Ralph rides again - Accounting
David CampbellRALPH NADER IS TAKING on the accounting regulators. The consumer advocate and former Presidential candidate wants to help restore integrity to an accounting profession that he says has been compromised by scandal. In early March, he announced the formation of the Association for Integrity in Accounting (AIA), a public-interest group that intends to keep a close eye on the Securities and Exchange Commission and other regulatory agencies. The industry watchdogs, he says, need watching themselves.
"CFOs should welcome it," says Nader, who made his name taking on the American automobile industry and now has Wall Street fixed in his crosshairs. "Inside a corporation, people are subjected to a lot of pressures. It's very important for them to feel they have people outside supporting their decisions."
Comprised of accountants and accounting professors, the AIA will stake out positions on stock-option expensing and other accounting issues, present them before Congress and the SEC, write editorial opinions, and, says Nader, "encourage more fearless publication of what's on the minds of accountants around the country."
The AIA proposes to monitor the Public Company Accounting Oversight Board (PCAOB), which Congress created last summer following Enron's collapse. Nader's group also says it will turn up the heat on the Financial Accounting Standards Board. "FASB has fine pretensions, but it doesn't deliver," says Nader. "It has allowed itself to be browbeaten by Congress and corporate officials when it has tried to do the right thing." A spokesperson for FASB declined comment.
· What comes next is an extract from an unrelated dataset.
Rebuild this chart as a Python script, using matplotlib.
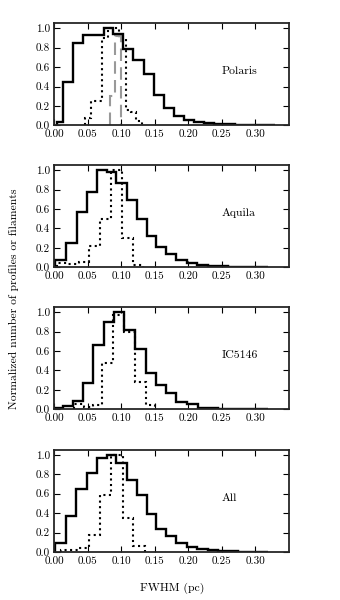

AIA founding member Tony Tinker, an accounting professor at CUNY-Baruch College, says the appointed watchdogs have conflicts of interest, especially in how they are funded. "The SEC is funded on an annual appropriation by Congress and is vulnerable to congressional pressures," he says. "FASB is funded by the Financial Accounting Foundation, and the FAF is financed by large clients of the Big Four and by the Big Four itself. In effect, the auditees are appointing the auditors."
SEC spokeswoman Christi Harlan says the SEC is an independent body funded through stock-transaction fees and fines. As far as funding, she says, all Congress does is tell the SEC how much it can collect.
Mary McCue, spokeswoman for the PCAOB, says the board has proposed rules for registration of public auditing firms and accounting support fees that will be the principal sources for its funding, and says it will carefully consider the views of "all who can help the board carry out its mission."